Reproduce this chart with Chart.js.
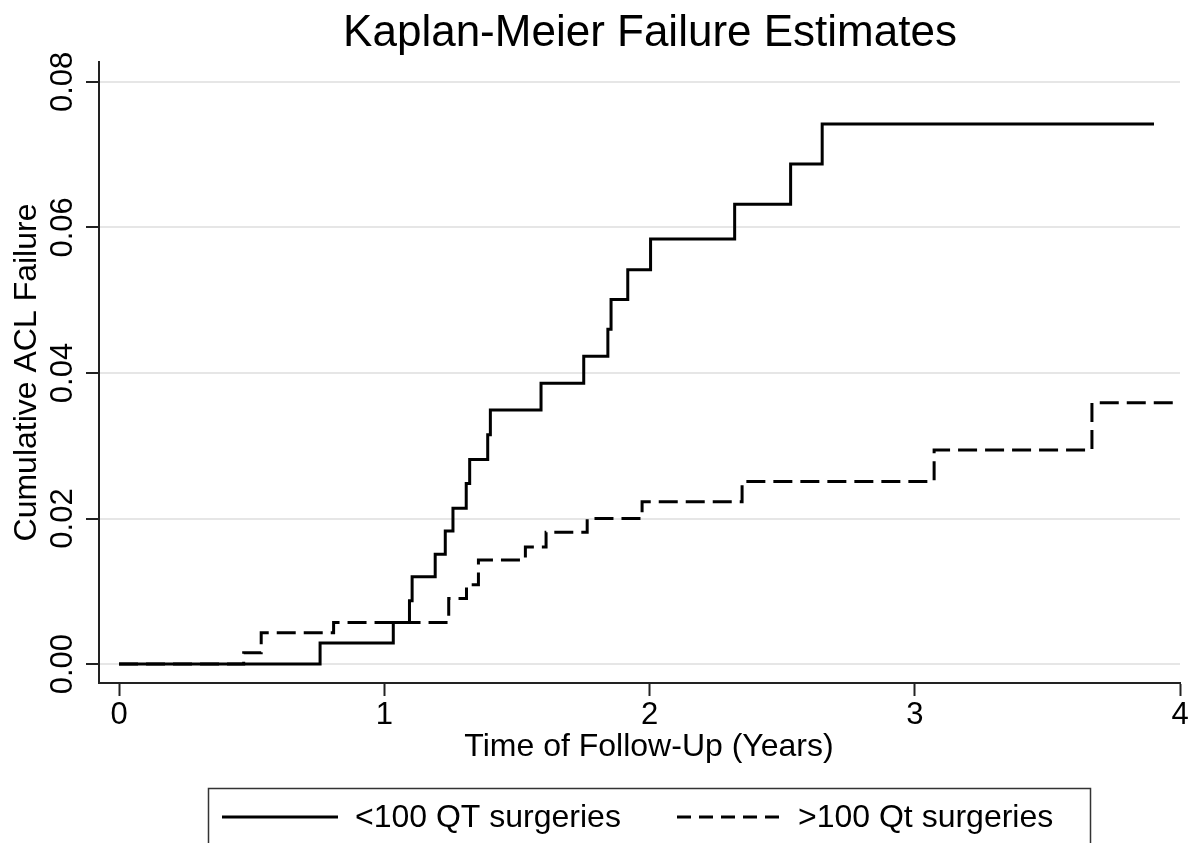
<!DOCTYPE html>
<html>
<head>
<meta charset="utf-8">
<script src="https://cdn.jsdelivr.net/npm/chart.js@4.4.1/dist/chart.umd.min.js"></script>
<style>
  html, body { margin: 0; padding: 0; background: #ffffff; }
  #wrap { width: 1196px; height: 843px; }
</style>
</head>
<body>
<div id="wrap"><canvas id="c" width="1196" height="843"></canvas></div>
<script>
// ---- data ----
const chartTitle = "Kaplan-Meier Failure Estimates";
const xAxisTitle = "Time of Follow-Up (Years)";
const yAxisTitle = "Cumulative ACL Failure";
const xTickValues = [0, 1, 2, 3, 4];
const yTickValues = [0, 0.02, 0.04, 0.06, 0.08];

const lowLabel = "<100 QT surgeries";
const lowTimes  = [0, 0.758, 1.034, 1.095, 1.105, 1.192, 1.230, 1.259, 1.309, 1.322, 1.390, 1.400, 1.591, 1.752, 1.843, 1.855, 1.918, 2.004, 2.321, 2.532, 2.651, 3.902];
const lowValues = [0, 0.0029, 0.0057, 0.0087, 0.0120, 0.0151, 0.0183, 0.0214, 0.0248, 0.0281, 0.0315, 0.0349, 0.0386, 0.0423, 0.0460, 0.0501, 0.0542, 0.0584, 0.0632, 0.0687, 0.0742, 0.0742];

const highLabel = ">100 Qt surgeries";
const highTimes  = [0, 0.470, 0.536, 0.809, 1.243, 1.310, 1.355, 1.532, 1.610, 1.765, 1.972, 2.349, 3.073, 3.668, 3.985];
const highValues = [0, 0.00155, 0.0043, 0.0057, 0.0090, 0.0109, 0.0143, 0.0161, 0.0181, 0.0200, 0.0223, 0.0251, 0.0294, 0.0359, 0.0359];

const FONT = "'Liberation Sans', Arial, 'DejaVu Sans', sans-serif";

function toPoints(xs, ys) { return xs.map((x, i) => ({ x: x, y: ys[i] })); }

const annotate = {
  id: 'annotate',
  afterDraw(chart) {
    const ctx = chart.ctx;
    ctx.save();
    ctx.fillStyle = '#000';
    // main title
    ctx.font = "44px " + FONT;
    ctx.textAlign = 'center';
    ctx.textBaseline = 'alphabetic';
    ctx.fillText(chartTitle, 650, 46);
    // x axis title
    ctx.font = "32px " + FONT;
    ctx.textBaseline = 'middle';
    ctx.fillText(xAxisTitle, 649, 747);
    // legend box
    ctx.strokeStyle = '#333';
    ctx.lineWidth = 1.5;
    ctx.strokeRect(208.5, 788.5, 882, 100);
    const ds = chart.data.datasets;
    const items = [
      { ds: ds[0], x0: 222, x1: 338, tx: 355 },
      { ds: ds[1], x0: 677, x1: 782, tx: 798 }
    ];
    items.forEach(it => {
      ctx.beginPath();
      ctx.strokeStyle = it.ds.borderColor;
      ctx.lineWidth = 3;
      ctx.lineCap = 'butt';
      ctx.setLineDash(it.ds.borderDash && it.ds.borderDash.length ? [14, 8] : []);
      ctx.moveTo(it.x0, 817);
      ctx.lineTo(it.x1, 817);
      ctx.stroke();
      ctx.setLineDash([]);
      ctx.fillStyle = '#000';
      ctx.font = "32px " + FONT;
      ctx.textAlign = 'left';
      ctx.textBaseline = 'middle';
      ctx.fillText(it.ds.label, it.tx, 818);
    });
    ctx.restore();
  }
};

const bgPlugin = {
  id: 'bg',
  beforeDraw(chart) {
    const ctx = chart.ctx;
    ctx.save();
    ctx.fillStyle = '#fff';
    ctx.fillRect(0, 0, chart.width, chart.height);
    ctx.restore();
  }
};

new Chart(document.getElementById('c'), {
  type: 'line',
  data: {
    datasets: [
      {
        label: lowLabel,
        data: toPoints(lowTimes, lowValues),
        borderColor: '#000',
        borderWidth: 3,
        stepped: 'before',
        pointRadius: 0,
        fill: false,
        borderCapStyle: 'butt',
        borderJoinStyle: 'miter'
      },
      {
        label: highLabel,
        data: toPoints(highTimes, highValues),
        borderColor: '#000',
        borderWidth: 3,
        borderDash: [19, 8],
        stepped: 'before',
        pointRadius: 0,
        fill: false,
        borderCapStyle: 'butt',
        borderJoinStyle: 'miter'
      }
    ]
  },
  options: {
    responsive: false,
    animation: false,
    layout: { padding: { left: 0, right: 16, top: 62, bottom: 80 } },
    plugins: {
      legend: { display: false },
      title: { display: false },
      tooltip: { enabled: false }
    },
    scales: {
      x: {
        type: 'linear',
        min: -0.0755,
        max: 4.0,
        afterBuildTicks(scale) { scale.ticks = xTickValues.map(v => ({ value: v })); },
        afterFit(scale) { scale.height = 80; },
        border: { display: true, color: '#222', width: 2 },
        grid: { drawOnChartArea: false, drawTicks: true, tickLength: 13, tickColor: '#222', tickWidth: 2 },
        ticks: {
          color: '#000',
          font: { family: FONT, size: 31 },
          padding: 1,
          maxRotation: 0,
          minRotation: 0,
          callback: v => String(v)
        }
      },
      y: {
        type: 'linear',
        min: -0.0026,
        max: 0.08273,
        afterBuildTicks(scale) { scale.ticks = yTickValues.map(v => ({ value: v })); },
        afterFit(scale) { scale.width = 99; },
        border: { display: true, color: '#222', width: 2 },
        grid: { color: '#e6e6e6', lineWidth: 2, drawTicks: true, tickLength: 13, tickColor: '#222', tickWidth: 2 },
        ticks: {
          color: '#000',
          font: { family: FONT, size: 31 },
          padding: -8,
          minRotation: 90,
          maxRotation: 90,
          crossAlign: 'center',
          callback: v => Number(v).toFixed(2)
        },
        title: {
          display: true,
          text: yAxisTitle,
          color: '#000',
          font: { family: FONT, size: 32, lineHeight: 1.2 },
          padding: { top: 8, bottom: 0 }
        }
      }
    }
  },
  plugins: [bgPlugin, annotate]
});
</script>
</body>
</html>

※ ※ ※

Goal of the exercise:
Return nothing but the lines running from the start of the data to the line with "Sans', Arial, 'DejaVu", please, both ends included and no pictures.

Task solution:
Reproduce this chart with Chart.js.
<!DOCTYPE html>
<html>
<head>
<meta charset="utf-8">
<script src="https://cdn.jsdelivr.net/npm/chart.js@4.4.1/dist/chart.umd.min.js"></script>
<style>
  html, body { margin: 0; padding: 0; background: #ffffff; }
  #wrap { width: 1196px; height: 843px; }
</style>
</head>
<body>
<div id="wrap"><canvas id="c" width="1196" height="843"></canvas></div>
<script>
// ---- data ----
const chartTitle = "Kaplan-Meier Failure Estimates";
const xAxisTitle = "Time of Follow-Up (Years)";
const yAxisTitle = "Cumulative ACL Failure";
const xTickValues = [0, 1, 2, 3, 4];
const yTickValues = [0, 0.02, 0.04, 0.06, 0.08];

const lowLabel = "<100 QT surgeries";
const lowTimes  = [0, 0.758, 1.034, 1.095, 1.105, 1.192, 1.230, 1.259, 1.309, 1.322, 1.390, 1.400, 1.591, 1.752, 1.843, 1.855, 1.918, 2.004, 2.321, 2.532, 2.651, 3.902];
const lowValues = [0, 0.0029, 0.0057, 0.0087, 0.0120, 0.0151, 0.0183, 0.0214, 0.0248, 0.0281, 0.0315, 0.0349, 0.0386, 0.0423, 0.0460, 0.0501, 0.0542, 0.0584, 0.0632, 0.0687, 0.0742, 0.0742];

const highLabel = ">100 Qt surgeries";
const highTimes  = [0, 0.470, 0.536, 0.809, 1.243, 1.310, 1.355, 1.532, 1.610, 1.765, 1.972, 2.349, 3.073, 3.668, 3.985];
const highValues = [0, 0.00155, 0.0043, 0.0057, 0.0090, 0.0109, 0.0143, 0.0161, 0.0181, 0.0200, 0.0223, 0.0251, 0.0294, 0.0359, 0.0359];

const FONT = "'Liberation Sans', Arial, 'DejaVu Sans', sans-serif";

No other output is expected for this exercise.